付加価値税(VAT)は間接税のひとつであり、アメリカ以外のすべてのOECD諸国で導入されています。
日本の消費税も付加価値税に分類されます。
つまり、名称は違えど、付加価値税と消費税は同じものと考えられます。
消費税は売上税
消費税の基礎の所でも述べたように、消費税は販売の時点で課税される。であるなら、販売者の売上に課税すれば、消費税の仕組みが成立することになります。
販売者は商品を100円で販売するに当たり、10%の消費税10円を徴収したい。
この場合、販売価格(売上)100円に10%を課税したら、消費税10円を徴収できることになります。
このように売上に課税すれば、消費税を徴収したことになります。
消費税の仕組み(仕入税額控除)
実際の消費税の納税のしかたを3者(製造者、販売者、消費者)が登場する場合で説明します。
上の図を見て下さい。
工場で製造されたハンバーガーは税込み77円でお店に販売されます。このとき、工場は7円の消費税を預かり、国に納めます。
お店は税込み110円でハンバーガーを販売し、消費者から10円の消費税を預かります。
ハンバーガーの消費者は一番右にいる人です。したがって、消費者が消費税を負担すべきであり、工場やお店は消費税を負担すべきではありません。
お店は消費税を消費者から10円預かっていますが、工場からハンバーガーを仕入れる際には7円の消費税を支払っています。しかし、お店はハンバーガーの消費者ではないため、消費税を負担すべきではありません。
したがって、預かった消費税10円から支払った消費税7円を引いた3円の消費税を支払えば良いのです。

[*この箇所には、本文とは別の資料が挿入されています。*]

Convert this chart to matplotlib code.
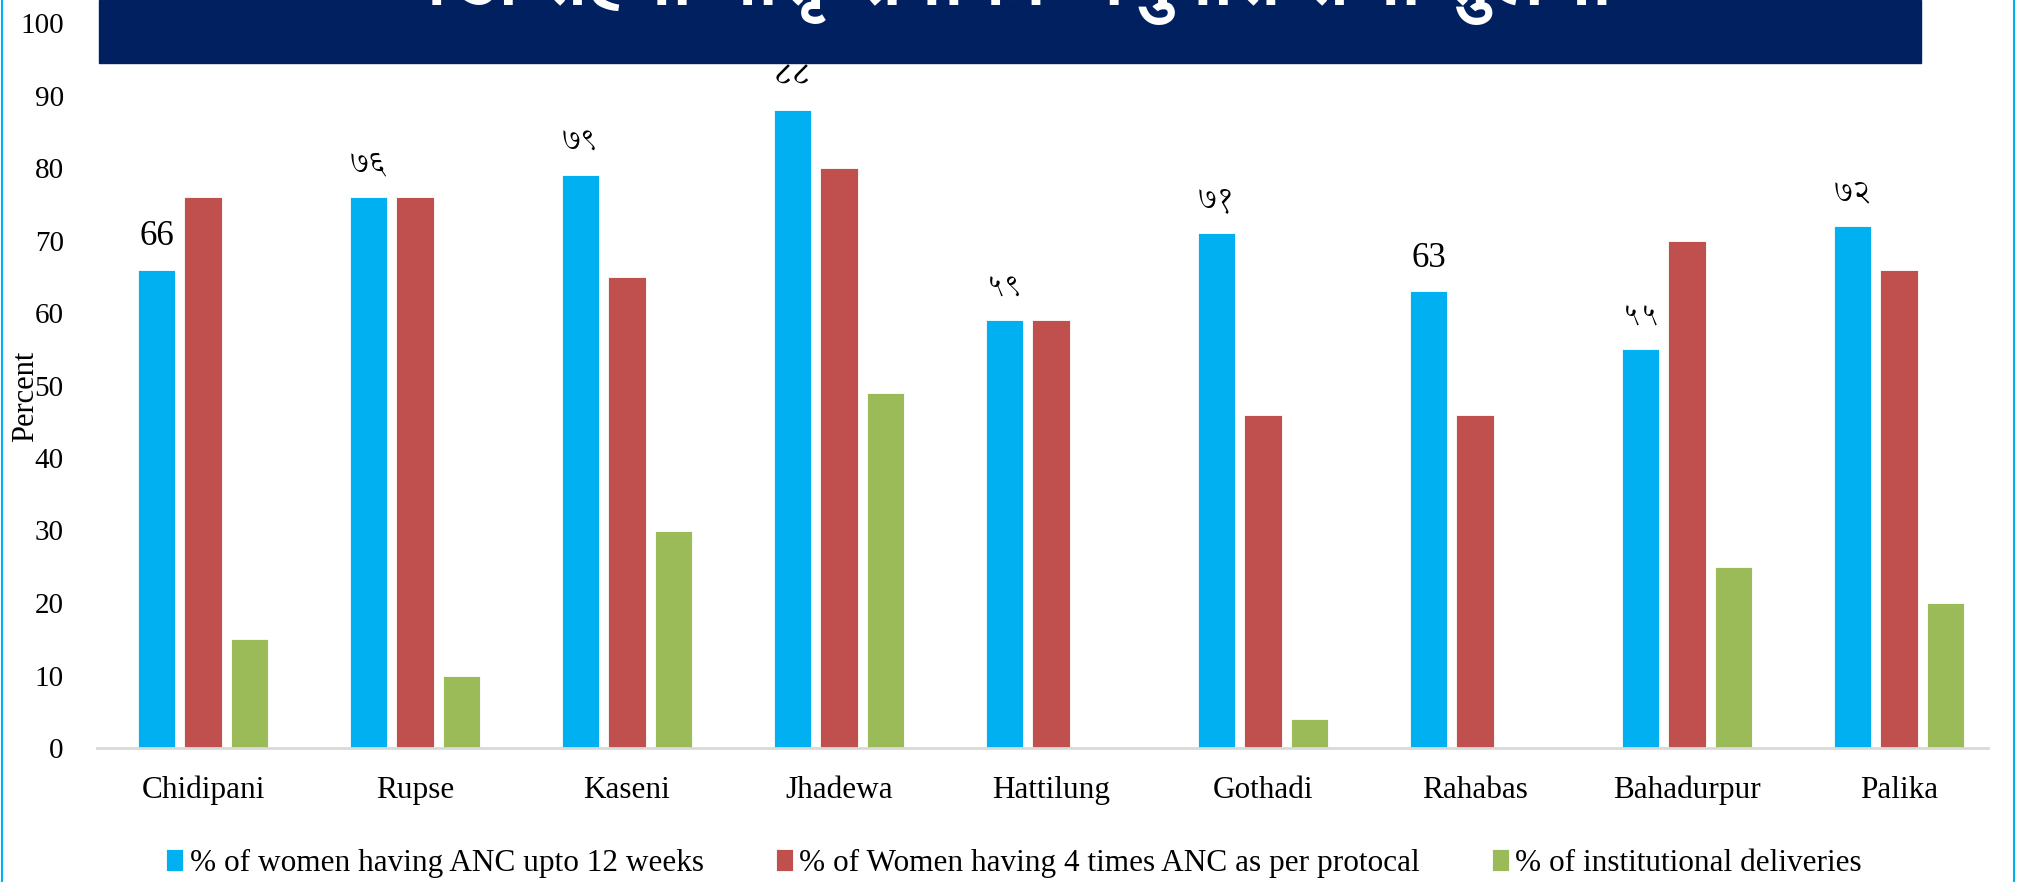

これにより、消費者が負担すべき消費税10円について、工場が7円、お店が3円を納税していることになります。
このように、お店が預かった消費税10円から支払った消費税7円を控除することを「仕入税額控除」と言います。
付加価値税
消費税は別の角度から見れば付加価値税と言えます。
下の図を見て下さい。この図は先ほどの図と同じ例です。
工場はハンバーガーを70円で生産しました。つまり、価値0から70円の価値を生み出しました。
そのハンバーガーをお店が仕入れ、包装などを施して70円の価値のハンバーガーを100円で販売しました。したがって、お店は30円の価値を生み出しました。
工場が生み出した価値70円に10%の税率をかけると7円になり、お店が生み出した価値30円に同じく10%の税率をかけると3円になります。合計すると10円の納税額が生じます。
このように、工場とお店が生み出した価値に税率をかけることでも、消費税が計算できるため、消費税は付加価値税と呼ばれています。
しかし、日本の法律においては仕入れ税額控除を用いて消費税額を計算します。つまり、付加価値に税率を掛け合わせて消費税を計算しません。
このように、消費税はそれぞれの事業者が生み出した付加価値に税率を掛け合わせることでも求めることができるため、付加価値税と呼ばれるのです。